• _EXERCISE DIRECTIONS_
Reproduce exactly, with no pictures, each line from the opening of the material down through the line containing "from matplotlib.colors import".

• _DATASET EXCERPT_

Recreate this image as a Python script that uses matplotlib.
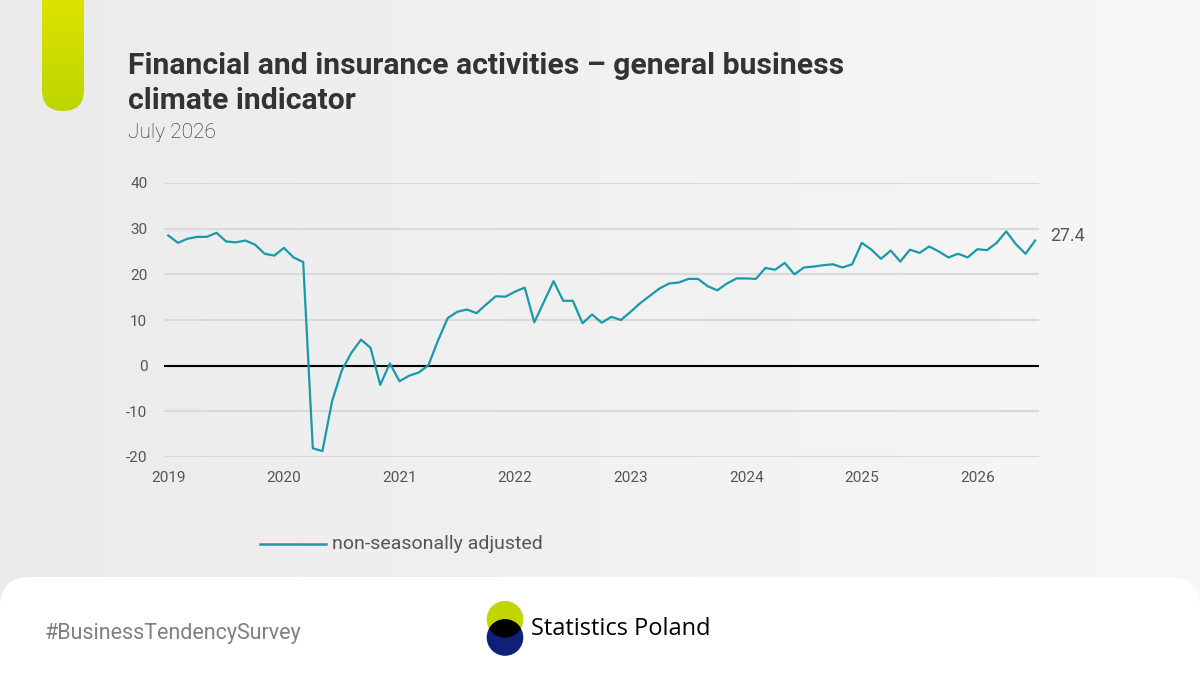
import numpy as np
import matplotlib
matplotlib.use("Agg")
import matplotlib.pyplot as plt
from matplotlib.patches import FancyBboxPatch, Circle
from matplotlib.colors import LinearSegmentedColormap

# ---------------- data ----------------
title = "Financial and insurance activities \u2013 general business\nclimate indicator"
subtitle = "July 2026"
series_label = "non-seasonally adjusted"
year_labels = ["2019", "2020", "2021", "2022", "2023", "2024", "2025", "2026"]
# monthly values Jan 2019 .. Jul 2026
values = [
    28.5, 26.9, 27.8, 28.2, 28.2, 29.1, 27.2, 27.0, 27.4, 26.5, 24.5, 24.1,   # 2019
    25.8, 23.7, 22.7, -18.1, -18.7, -7.8, -1.1, 2.8, 5.7, 3.9, -4.2, 0.5,    # 2020
    -3.4, -2.2, -1.5, 0.1, 5.5, 10.4, 11.8, 12.3, 11.5, 13.4, 15.2, 15.1,    # 2021
    16.2, 17.1, 9.5, 14.0, 18.5, 14.2, 14.2, 9.3, 11.2, 9.4, 10.7, 10.0,     # 2022
    11.8, 13.7, 15.3, 16.9, 18.0, 18.2, 19.0, 19.0, 17.4, 16.5, 18.0, 19.1,  # 2023
    19.1, 19.0, 21.4, 21.0, 22.5, 20.0, 21.5, 21.7, 22.0, 22.2, 21.5, 22.2,  # 2024
    26.9, 25.4, 23.4, 25.2, 22.8, 25.4, 24.7, 26.1, 25.0, 23.7, 24.5, 23.7,  # 2025
    25.5, 25.3, 26.9, 29.4, 26.6, 24.5, 27.4,                                # 2026
]
last_label = "27.4"
y_ticks = [-20, -10, 0, 10, 20, 30, 40]
hashtag = "#BusinessTendencySurvey"
brand = "Statistics Poland"

# ---------------- style ----------------
W, H = 1200, 675
FONT = "Roboto"
TEAL = "#1a9aa8"
GREY_TXT = "#555555"
DARK = "#333333"

fig = plt.figure(figsize=(W / 100, H / 100), dpi=100)

# decoration axes in pixel coordinates
deco = fig.add_axes([0, 0, 1, 1], zorder=0)
deco.set_xlim(0, W)
deco.set_ylim(H, 0)
deco.axis("off")

# background gradient
bg = LinearSegmentedColormap.from_list("bg", ["#ebebeb", "#f7f7f7"])
deco.imshow(np.linspace(0, 1, 256)[None, :], cmap=bg, aspect="auto",
            extent=[0, W, H, 0], zorder=0)

# green pill
pill = FancyBboxPatch((42, -40), 42, 151, boxstyle="round,pad=0,rounding_size=21",
                      facecolor="none", edgecolor="none")
deco.add_patch(pill)
pg = LinearSegmentedColormap.from_list("pg", ["#dde200", "#bcd600"])
im = deco.imshow(np.linspace(0, 1, 256)[:, None], cmap=pg, aspect="auto",
                 extent=[42, 84, 111, 0], zorder=1)
im.set_clip_path(pill)

# white footer panel
panel = FancyBboxPatch((0, 577), W, 200, boxstyle="round,pad=0,rounding_size=30",
                       facecolor="white", edgecolor="none", zorder=1)
deco.add_patch(panel)

# logo
green = Circle((505, 619.3), 18.3, facecolor="#c3d500", edgecolor="none", zorder=2)
blue = Circle((505, 637.5), 18.3, facecolor="#0f2079", edgecolor="none", zorder=2)
deco.add_patch(green)
deco.add_patch(blue)
lens = Circle((505, 637.5), 18.3, facecolor="black", edgecolor="none", zorder=3)
deco.add_patch(lens)
lens.set_clip_path(green)

deco.text(531, 629, brand, fontsize=17, family="Open Sans", color="black",
          va="center", ha="left", zorder=4)
deco.text(45, 633, hashtag, fontsize=15.5, family=FONT, color="#808080",
          va="center", ha="left", zorder=4)

# titles
deco.text(128, 109, title, fontsize=21.7, family=FONT, weight="bold", color=DARK,
          va="baseline", ha="left", linespacing=1.32, zorder=4)
deco.text(128, 138, subtitle, fontsize=15, family=FONT, weight="light", color="#222222",
          va="baseline", ha="left", zorder=4)

# ---------------- main chart ----------------
ax = fig.add_axes([164 / W, (H - 457) / H, 875 / W, 274 / H], zorder=2)
ax.patch.set_alpha(0)
x = np.arange(len(values))
ax.set_xlim(-0.45, 90.4)
ax.set_ylim(-20, 40)
ax.set_yticks(y_ticks)
ax.set_yticklabels([str(v) for v in y_ticks])
ax.set_xticks(np.arange(len(year_labels)) * 12)
ax.set_xticklabels(year_labels)
for s in ax.spines.values():
    s.set_visible(False)
ax.tick_params(length=0, labelsize=11, labelcolor=GREY_TXT)
ax.tick_params(axis="y", pad=12)
ax.tick_params(axis="x", pad=10)
for lab in ax.get_xticklabels() + ax.get_yticklabels():
    lab.set_family(FONT)
ax.yaxis.grid(True, color="#d9d9d9", linewidth=1.5)
ax.set_axisbelow(True)
ax.axhline(0, color="black", linewidth=1.5, zorder=2)
ax.plot(x, values, color=TEAL, linewidth=1.6, zorder=3, clip_on=False)
ax.annotate(last_label, xy=(x[-1], values[-1]), xytext=(11, 3),
            textcoords="offset points", fontsize=12.8, family=FONT,
            color=GREY_TXT, va="center", ha="left")

# legend
deco.plot([260, 326], [544.3, 544.3], color=TEAL, linewidth=1.8, zorder=4)
deco.text(332, 544, series_label, fontsize=14, family=FONT, color=GREY_TXT,
          va="center", ha="left", zorder=4)

fig.savefig("out.png", dpi=100)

• _WORKED SOLUTION_
Recreate this image as a Python script that uses matplotlib.
import numpy as np
import matplotlib
matplotlib.use("Agg")
import matplotlib.pyplot as plt
from matplotlib.patches import FancyBboxPatch, Circle
from matplotlib.colors import LinearSegmentedColormap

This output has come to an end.